English singer and songwriter Morrissey exploded onto the alt-rock scene in the mid-80s as front man for the band The Smiths, later going solo by the early 90s. An eternally controversial character (though not entirely by his doing), he’s garnered only modest success in the United States. In an effort to create a Morrissey-induced fervor in individuals other than myself, I have compiled a list of reasons to enjoy not only Morrissey’s music, but his self as well. Note that this is not at all comprehensive, the list could go on forever.
1. He’s eloquent.
From his debut as a singer, his lyrics have revealed eloquence unrivaled. No matter the subject of the song, Morrissey finds a way to inject a mix of vocabulary and sentence structure that is awe-inspiring, from “Ask’s" “Spending warm summer days indoors/Writing frightening verse/To a buck-toothed girl in Luxembourg,” to “Heaven Knows I’m Miserable Now's" “What she asked of me at the end of the day/Caligula would have blushed/'Oh, you've been in the house too long,' she said/And I naturally fled.”
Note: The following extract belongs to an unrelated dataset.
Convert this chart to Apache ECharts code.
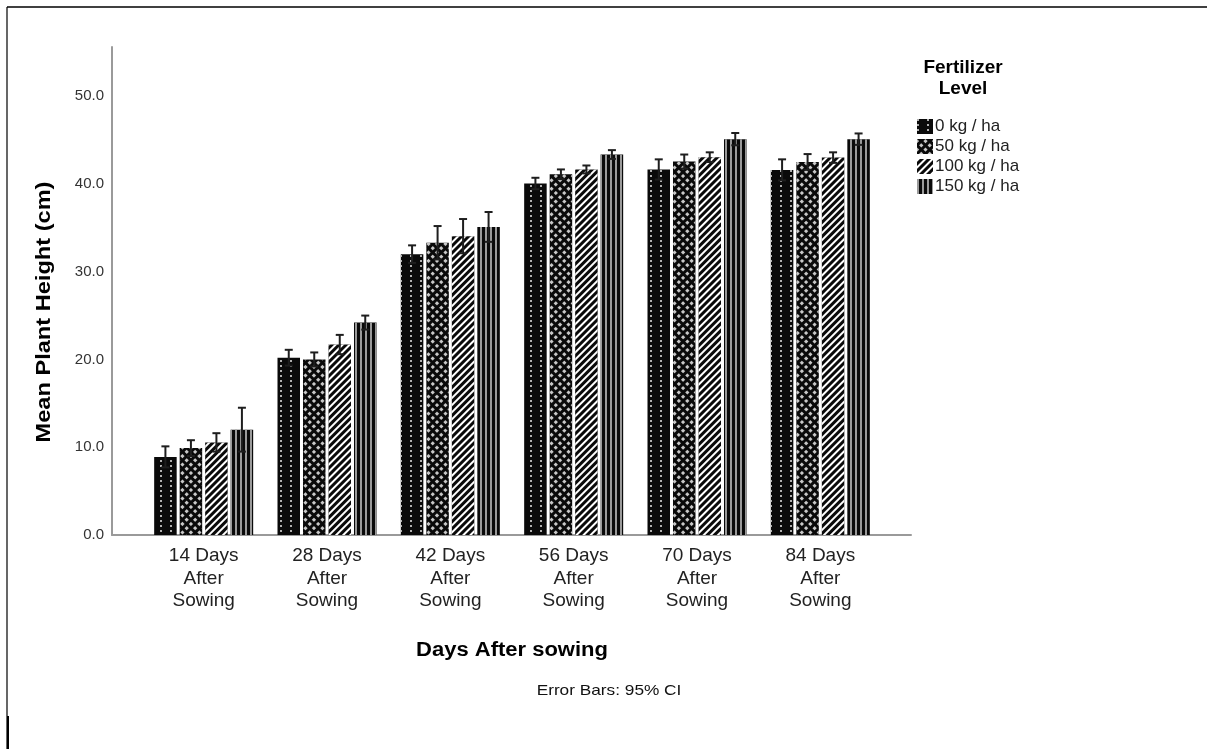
<!DOCTYPE html>
<html><head><meta charset="utf-8">
<script src="https://cdn.jsdelivr.net/npm/echarts@6/dist/echarts.min.js"></script>
<style>html,body{margin:0;padding:0;background:#fff}#c{width:1207px;height:749px}</style>
</head><body><div id="c"></div>
<script>
// ---- data ----
const categories = ['14 Days\nAfter\nSowing', '28 Days\nAfter\nSowing', '42 Days\nAfter\nSowing',
                    '56 Days\nAfter\nSowing', '70 Days\nAfter\nSowing', '84 Days\nAfter\nSowing'];
const levels = ['0 kg / ha', '50 kg / ha', '100 kg / ha', '150 kg / ha'];
const mean0   = [8.9, 20.2, 32.0, 40.05, 41.65, 41.6];
const mean50  = [9.9, 20.0, 33.3, 41.1, 42.55, 42.5];
const mean100 = [10.55, 21.7, 34.05, 41.65, 43.05, 43.0];
const mean150 = [12.0, 24.2, 35.1, 43.35, 45.1, 45.1];
// half-widths of 95% CI
const ci0   = [1.2, 0.9, 1.0, 0.65, 1.15, 1.2];
const ci50  = [0.9, 0.8, 1.9, 0.55, 0.8, 0.9];
const ci100 = [1.05, 1.1, 1.95, 0.45, 0.55, 0.6];
const ci150 = [2.5, 0.8, 1.7, 0.5, 0.7, 0.65];
const yMin = 0, yMax = 55.6, yInterval = 10;

const means = [mean0, mean50, mean100, mean150];
const cis = [ci0, ci50, ci100, ci150];

const FONT = 'Liberation Sans';
const decals = [
  {symbol: 'rect', symbolSize: 1, color: '#b0b0b0', dashArrayX: [2, 8], dashArrayY: [2, 3]},
  {symbol: 'rect', symbolSize: 1, color: '#c8c8c8', dashArrayX: [3, 3], dashArrayY: [3, 3], rotation: Math.PI / 4},
  {symbol: 'rect', symbolSize: 1, color: '#ffffff', dashArrayX: [1, 0], dashArrayY: [2, 3], rotation: -Math.PI / 4},
  {symbol: 'rect', symbolSize: 1, color: '#9a9a9a', dashArrayX: [2, 3], dashArrayY: [1, 0]}
];

const BAR_W = 22.5, BAR_GAP_PX = 3;
const series = [];
levels.forEach((name, k) => {
  series.push({
    type: 'bar', name: name, xAxisIndex: 1, yAxisIndex: 1,
    data: means[k], barWidth: BAR_W, barGap: (BAR_GAP_PX / BAR_W * 100).toFixed(2) + '%',
    barCategoryGap: '20%',
    itemStyle: {color: '#0a0a0a', decal: decals[k]},
    emphasis: {disabled: true}
  });
});
levels.forEach((name, k) => {
  series.push({
    type: 'custom', name: 'err' + k, xAxisIndex: 1, yAxisIndex: 1, z: 10,
    data: means[k].map((m, i) => [i, m - cis[k][i], m + cis[k][i]]),
    renderItem: function (params, api) {
      const off = (k - 1.5) * (BAR_W + BAR_GAP_PX);
      const lo = api.coord([api.value(0), api.value(1)]);
      const hi = api.coord([api.value(0), api.value(2)]);
      const x = lo[0] + off, cw = 4;
      const st = {stroke: '#1e1e1e', lineWidth: 2};
      return {type: 'group', children: [
        {type: 'line', shape: {x1: x, y1: lo[1], x2: x, y2: hi[1]}, style: st},
        {type: 'line', shape: {x1: x - cw, y1: hi[1], x2: x + cw, y2: hi[1]}, style: st},
        {type: 'line', shape: {x1: x - cw, y1: lo[1], x2: x + cw, y2: lo[1]}, style: st}
      ]};
    }
  });
});

const chart = echarts.init(document.getElementById('c'), null, {renderer: 'canvas'});
chart.setOption({
  backgroundColor: '#ffffff',
  animation: false,
  grid: [
    {left: 112, right: 296, top: 47, bottom: 214},
    {left: 142, right: 325, top: 47, bottom: 214}
  ],
  xAxis: [
    {type: 'value', gridIndex: 0, min: 0, max: 1, axisLabel: {show: false}, axisTick: {show: false},
     splitLine: {show: false}, axisLine: {show: true, lineStyle: {color: '#9a9a9a', width: 2}}},
    {type: 'category', gridIndex: 1, data: categories, axisLine: {show: false}, axisTick: {show: false},
     axisLabel: {margin: 10, fontFamily: FONT, fontSize: 19, lineHeight: 22.5, color: '#222'}}
  ],
  yAxis: [
    {type: 'value', gridIndex: 0, min: yMin, max: yMax, interval: yInterval,
     axisLine: {show: true, lineStyle: {color: '#9a9a9a', width: 2}}, axisTick: {show: false},
     splitLine: {show: false}, axisLabel: {showMaxLabel: false, margin: 8, fontFamily: FONT, fontSize: 15, color: '#333',
       formatter: v => v.toFixed(1)}},
    {type: 'value', gridIndex: 1, min: yMin, max: yMax, interval: yInterval, show: false}
  ],
  legend: {
    data: levels, orient: 'vertical', left: 912, top: 113, itemWidth: 16, itemHeight: 15, itemGap: 3,
    icon: 'rect', selectedMode: false,
    textStyle: {fontFamily: FONT, fontSize: 17, color: '#222', padding: [0, 0, 0, -3]}
  },
  graphic: [
    {type: 'line', shape: {x1: 7, y1: 7, x2: 1207, y2: 7}, style: {stroke: '#000', lineWidth: 1.5}},
    {type: 'line', shape: {x1: 7, y1: 7, x2: 7, y2: 749}, style: {stroke: '#000', lineWidth: 1.2}},
    {type: 'line', shape: {x1: 8, y1: 716, x2: 8, y2: 749}, style: {stroke: '#000', lineWidth: 2}},
    {type: 'text', x: 963, y: 57, style: {text: 'Fertilizer\nLevel', font: 'bold 19px "Liberation Sans"',
      fill: '#000', textAlign: 'center', lineHeight: 21}},
    {type: 'text', style: {text: 'Mean Plant Height (cm)', font: 'bold 20px "Liberation Sans"', fill: '#000',
      textAlign: 'center', textVerticalAlign: 'middle'}, x: 44, y: 312, rotation: Math.PI / 2, scaleX: 1.18},
    {type: 'text', style: {text: 'Days After sowing', font: 'bold 20px "Liberation Sans"', fill: '#000',
      textAlign: 'center', textVerticalAlign: 'middle'}, x: 512, y: 650, scaleX: 1.1},
    {type: 'text', style: {text: 'Error Bars: 95% CI', font: '15px "Liberation Sans"', fill: '#111',
      textAlign: 'center', textVerticalAlign: 'middle'}, x: 609, y: 691, scaleX: 1.15}
  ],
  series: series
});
</script></body></html>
Not only that, he’s consistently diverse, shying away from pop fodder and utilizing his vocabulary skills to sing about a wide berth of topics, from the queen of England to shoplifters to girlfriends in comas. Frequently, they induce fits of laughter, as in “Half a Person,” where he sings “I booked myself in at the Y.W.C.A/I said, ‘I like it here, can I stay?/I like it here, can I stay?/And do you have a vacancy for a back-scrubber?’”
2. He’s a vegetarian.
Morrissey hasn’t consumed a morsel of meat since he was 11 years old, and has always been adamant about raising awareness of the cruelty that animals experience on their way to the slaughterhouse. In his song “Meat is Murder,” he’s blatant: “It's not natural, normal or kind/The flesh you so fancifully fry/The meat in your mouth/As you savor the flavor of murder.”
Meat-eating is a touchy subject—since it’s so prevalent in our society, people tend to immediately roll their eyes at vegetarians, forcing them to dance around the subject in order to avoid confrontation, saying “Well, I think it’s wrong, but if you want to do it, I’m not stopping you.” But if you actually sit back and think about it—considering that we have so many healthy alternatives--the needless slaughter of living beings simply for the pleasurable taste is rather preposterous. For this and other reasons to become vegetarian, click here.
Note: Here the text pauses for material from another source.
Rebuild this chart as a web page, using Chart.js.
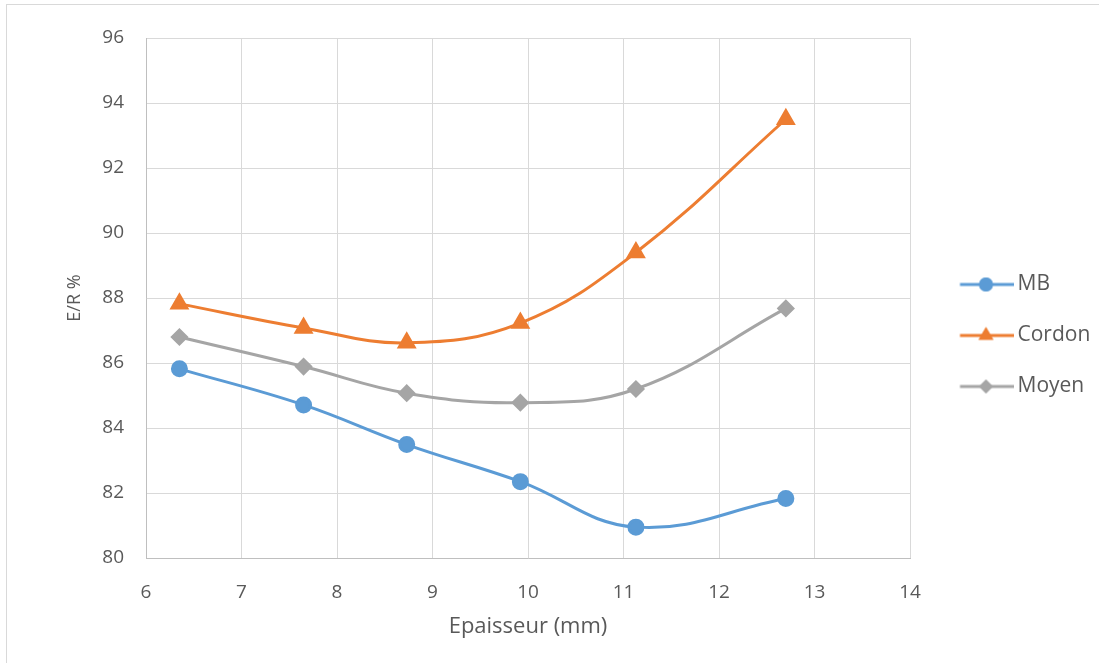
<!DOCTYPE html>
<html>
<head>
<meta charset="utf-8">
<script src="https://cdn.jsdelivr.net/npm/chart.js@4/dist/chart.umd.min.js"></script>
<style>
  html, body { margin: 0; padding: 0; background: #fff; overflow: hidden; }
  #frame { position: absolute; left: 6px; top: 4px; width: 1200px; height: 800px; border: 1px solid #d9d9d9; }
  #wrap { position: absolute; left: 0; top: 0; width: 1099px; height: 663px; }
</style>
</head>
<body>
<div id="frame"></div>
<div id="wrap"><canvas id="myChart" width="1099" height="663"></canvas></div>
<script>
// epaisseur (mm) et E/R %
const epaisseur = [6.35, 7.65, 8.73, 9.92, 11.13, 12.7];
const mb = [85.82, 84.71, 83.49, 82.35, 80.95, 81.83];
const cordon = [87.82, 87.08, 86.62, 87.23, 89.4, 93.5];
const moyen = [86.8, 85.89, 85.07, 84.78, 85.2, 87.68];

const xTicks = [6, 7, 8, 9, 10, 11, 12, 13, 14];
const yTicks = [80, 82, 84, 86, 88, 90, 92, 94, 96];

const couleurs = ['#5b9bd5', '#ed7d31', '#a5a5a5'];
const formes = ['circle', 'triangle', 'rectRot'];
const tailles = [7, 8.5, 7];
const noms = ['MB', 'Cordon', 'Moyen'];
const series = [mb, cordon, moyen];

const fontFam = "'Open Sans', sans-serif";
const gris = '#595959';

// petite icone ligne + marqueur pour la legende
function iconeLegende(couleur, forme, r) {
    const c = document.createElement('canvas');
    c.width = 80;
    c.height = 22;
    const g = c.getContext('2d');
    g.strokeStyle = couleur;
    g.lineWidth = 3;
    g.beginPath();
    g.moveTo(26.5, 11);
    g.lineTo(80, 11);
    g.stroke();
    g.fillStyle = couleur;
    Chart.helpers.drawPoint(g, { pointStyle: forme, radius: r, borderWidth: 0 }, 52.5, 11);
    g.fill();
    return c;
}

const icones = couleurs.map((c, i) => iconeLegende(c, formes[i], tailles[i]));

const datasets = series.map((s, i) => ({
    label: noms[i],
    data: epaisseur.map((x, j) => ({ x: x, y: s[j] })),
    borderColor: couleurs[i],
    backgroundColor: couleurs[i],
    pointBackgroundColor: couleurs[i],
    pointBorderColor: couleurs[i],
    pointStyle: formes[i],
    pointRadius: tailles[i],
    pointHoverRadius: tailles[i],
    borderWidth: 3,
    tension: 0.4,
    fill: false
}));

// largeur fixe et position de la legende
const legendeFixe = {
    id: 'legendeFixe',
    beforeLayout(chart) {
        const lg = chart.legend;
        if (lg && !lg._fixe) {
            const f = lg.fit.bind(lg);
            lg.fit = function () { f(); this.width = 189; };
            lg._fixe = true;
        }
    },
    afterLayout(chart) {
        const lg = chart.legend;
        if (lg) {
            lg.top -= 15;
            lg.bottom -= 15;
        }
    }
};

const ctx = document.getElementById('myChart').getContext('2d');

new Chart(ctx, {
    type: 'line',
    data: { datasets: datasets },
    plugins: [legendeFixe],
    options: {
        responsive: false,
        animation: false,
        layout: { padding: { top: 38, left: 0, right: 0, bottom: 0 } },
        plugins: {
            tooltip: { enabled: false },
            legend: {
                position: 'right',
                labels: {
                    usePointStyle: true,
                    pointStyleWidth: 67,
                    padding: 30,
                    color: gris,
                    font: { family: fontFam, size: 21 },
                    generateLabels(chart) {
                        return noms.map((n, i) => ({
                            text: n,
                            pointStyle: icones[i],
                            fillStyle: couleurs[i],
                            strokeStyle: couleurs[i],
                            lineWidth: 0,
                            fontColor: gris,
                            datasetIndex: i,
                            hidden: false
                        }));
                    }
                }
            }
        },
        scales: {
            x: {
                type: 'linear',
                min: 6,
                max: 14,
                afterBuildTicks(scale) { scale.ticks = xTicks.map(v => ({ value: v })); },
                afterFit(scale) { scale.height = 105; },
                grid: { color: '#d9d9d9', drawTicks: false },
                border: { color: '#bfbfbf' },
                ticks: { padding: 23, color: gris, font: { family: fontFam, size: 19 } },
                title: {
                    display: true,
                    text: 'Epaisseur (mm)',
                    color: gris,
                    font: { family: fontFam, size: 22 },
                    padding: { top: 0, bottom: 23 }
                }
            },
            y: {
                min: 80,
                max: 96,
                afterBuildTicks(scale) { scale.ticks = yTicks.map(v => ({ value: v })); },
                afterFit(scale) { scale.width = 146; },
                grid: { color: '#d9d9d9', drawTicks: false },
                border: { color: '#bfbfbf' },
                ticks: { padding: 22, color: gris, font: { family: fontFam, size: 19 } },
                title: {
                    display: true,
                    text: 'E/R %',
                    color: gris,
                    font: { family: fontFam, size: 18 },
                    padding: { top: 64, bottom: 0 }
                }
            }
        }
    }
});
</script>
</body>
</html>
3. He’s sexually ambiguous.
Since his debut, Morrissey’s never been shy about his sexuality—or lack thereof, though he seems unable to describe it himself. Perhaps asexual entirely, or maybe “humansexual,” as he once called himself. Whatever the case, his clearly androgynous dancing and clothing style have sent fans into a frenzy. Somehow, his inability to be placed inside a box causes fascination rather than ostrasization (though Morrissey would be the first to point out that he has definitely experienced the latter, but never from his avid fans.) While most people stereotype female fans of other bands as being sexually ravenous for the musicians, it’s overwhelmingly the opposite for Morrissey: male fans propel themselves onto the stage for a hug from the ever-welcoming Morrissey (though they're not the only ones.)
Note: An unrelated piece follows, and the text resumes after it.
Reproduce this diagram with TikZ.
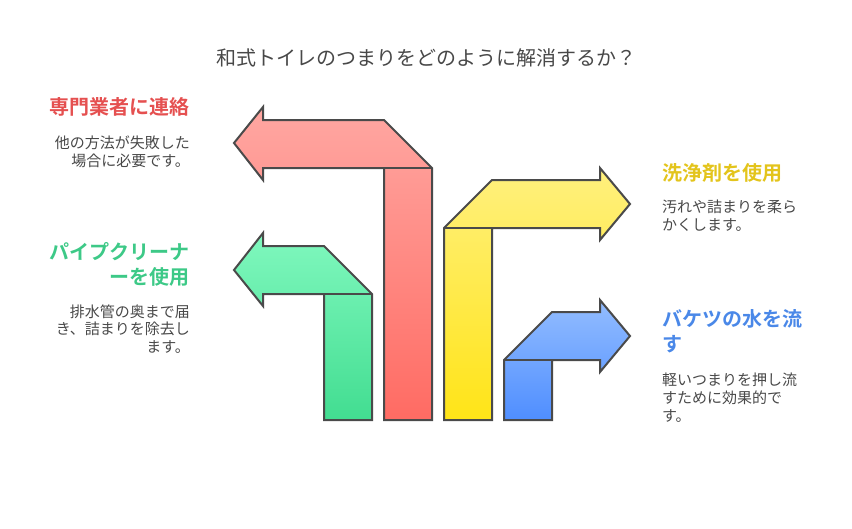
\documentclass[tikz,border=0pt]{standalone}
\usepackage{fontspec}
\setmainfont{Noto Sans CJK JP}[BoldFont={Noto Sans CJK JP Bold}]
\definecolor{redtop}{HTML}{FFA7A2}
\definecolor{redbot}{HTML}{FF6B63}
\definecolor{greentop}{HTML}{80F8BE}
\definecolor{greenbot}{HTML}{42DD91}
\definecolor{yellowtop}{HTML}{FFF07E}
\definecolor{yellowbot}{HTML}{FFE417}
\definecolor{bluetop}{HTML}{93BDFF}
\definecolor{bluebot}{HTML}{4F8EFF}
\definecolor{outline}{HTML}{4A4A4A}
\definecolor{textgray}{HTML}{484848}
\definecolor{redhead}{HTML}{E55050}
\definecolor{greenhead}{HTML}{3DC987}
\definecolor{yellowhead}{HTML}{E3C41C}
\definecolor{bluehead}{HTML}{4A88E8}
\begin{document}
\begin{tikzpicture}[x=1pt,y=-1pt,
  arrowline/.style={draw=outline,line width=2pt},
  headline/.style={inner sep=0pt,font=\fontsize{20}{25}\selectfont\bfseries},
  bodytext/.style={inner sep=0pt,text=textgray,font=\fontsize{15}{17.7}\selectfont}]
\useasboundingbox(0,0) rectangle (852,528);
% Titel
\node[inner sep=0pt,text=textgray,font=\fontsize{20}{24}\selectfont]at(426,58)(title){和式トイレのつまりをどのように解消するか？};

% Pfeil rot
\draw[arrowline,top color=redtop,bottom color=redbot](234,143)--(263,107)--(263,120)--(384,120)--(432,168)--(432,420)--(384,420)--(384,168)--(263,168)--(263,180)--cycle;
\draw[arrowline](384,168)--(432,168);
% Pfeil gruen
\draw[arrowline,top color=greentop,bottom color=greenbot](234,270)--(263,233)--(263,246)--(324,246)--(372,294)--(372,420)--(324,420)--(324,294)--(263,294)--(263,306)--cycle;
\draw[arrowline](324,294)--(372,294);
% Pfeil gelb
\draw[arrowline,top color=yellowtop,bottom color=yellowbot](444,420)--(444,228)--(492,180)--(600,180)--(600,168)--(630,204)--(600,240)--(600,228)--(492,228)--(492,420)--cycle;
\draw[arrowline](444,228)--(492,228);
% Pfeil blau
\draw[arrowline,top color=bluetop,bottom color=bluebot](504,420)--(504,360)--(552,312)--(600,312)--(600,300)--(630,336)--(600,372)--(600,360)--(552,360)--(552,420)--cycle;
\draw[arrowline](504,360)--(552,360);

% links
\node[headline,text=redhead,anchor=east]at(190,107)(pro_head){専門業者に連絡};
\node[bodytext,anchor=east,align=right]at(190,152)(pro_text){他の方法が失敗した\\場合に必要です。};
\node[headline,text=greenhead,anchor=east,align=right]at(190,264)(pipe_head){パイプクリーナ\\ーを使用};
\node[bodytext,anchor=east,align=right]at(190,329)(pipe_text){排水管の奥まで届\\き、詰まりを除去し\\ます。};
% rechts
\node[headline,text=yellowhead,anchor=west]at(662,173)(clean_head){洗浄剤を使用};
\node[bodytext,anchor=west,align=left]at(662,215.5)(clean_text){汚れや詰まりを柔ら\\かくします。};
\node[headline,text=bluehead,anchor=west,align=left]at(662,331)(bucket_head){バケツの水を流\\す};
\node[bodytext,anchor=west,align=left]at(662,397.5)(bucket_text){軽いつまりを押し流\\すために効果的で\\す。};
\end{tikzpicture}
\end{document}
4. He makes the best facial expressions.
No explanation necessary.
5. He’s hopelessly narcissistic (in a charming way).
Morrissey, in his later years, tried to appear more humble about his music, but he never truly convinced anyone. In his opinion, it’s a truly rare occurrence for a new band to create anything but pop fodder, and Morrissey pines for a depth and eloquence and diverse subject matter that he, personally, never finds in music other than his own. He’s quite proud of his own creations (and rightly so), though never feels comfortable overtly expressing it... any more. This doesn't hold true for his younger self.
6. He sings your life.
To be honest, I had tried The Smiths a time or two in the past, but they never really struck a chord with me. In fact, I found Morrissey’s voice to be grating and his lyrics far too self-pitying. But the truth is this: if you hate The Smiths, it’s because it’s too soon for you. One day, when your heart breaks into a thousand pieces (and it will), you will like The Smiths. It’s almost a law, like physics. (And if you're shaking your head, you're lying to yourself.) Because he so perfectly describes all of it: the feeling of being alone, of never finding someone, or of losing someone. He sings it so sincerely and so heart-wrenchingly that, though it hits you right at your core, it’s soothing. I survived heartbreak much more smoothly, thanks to Morrissey.
Once you’ve gotten over this lost love, you may stop listening to Morrissey for a while. But you’ll always come back. “Don’t forget the songs that made you cry/And the songs that saved your life/Yes, you’re older now, and you’re a clever swine/But they were the only ones who ever stood by you.”
I think we could all use a little more Morrissey in our lives, don't you?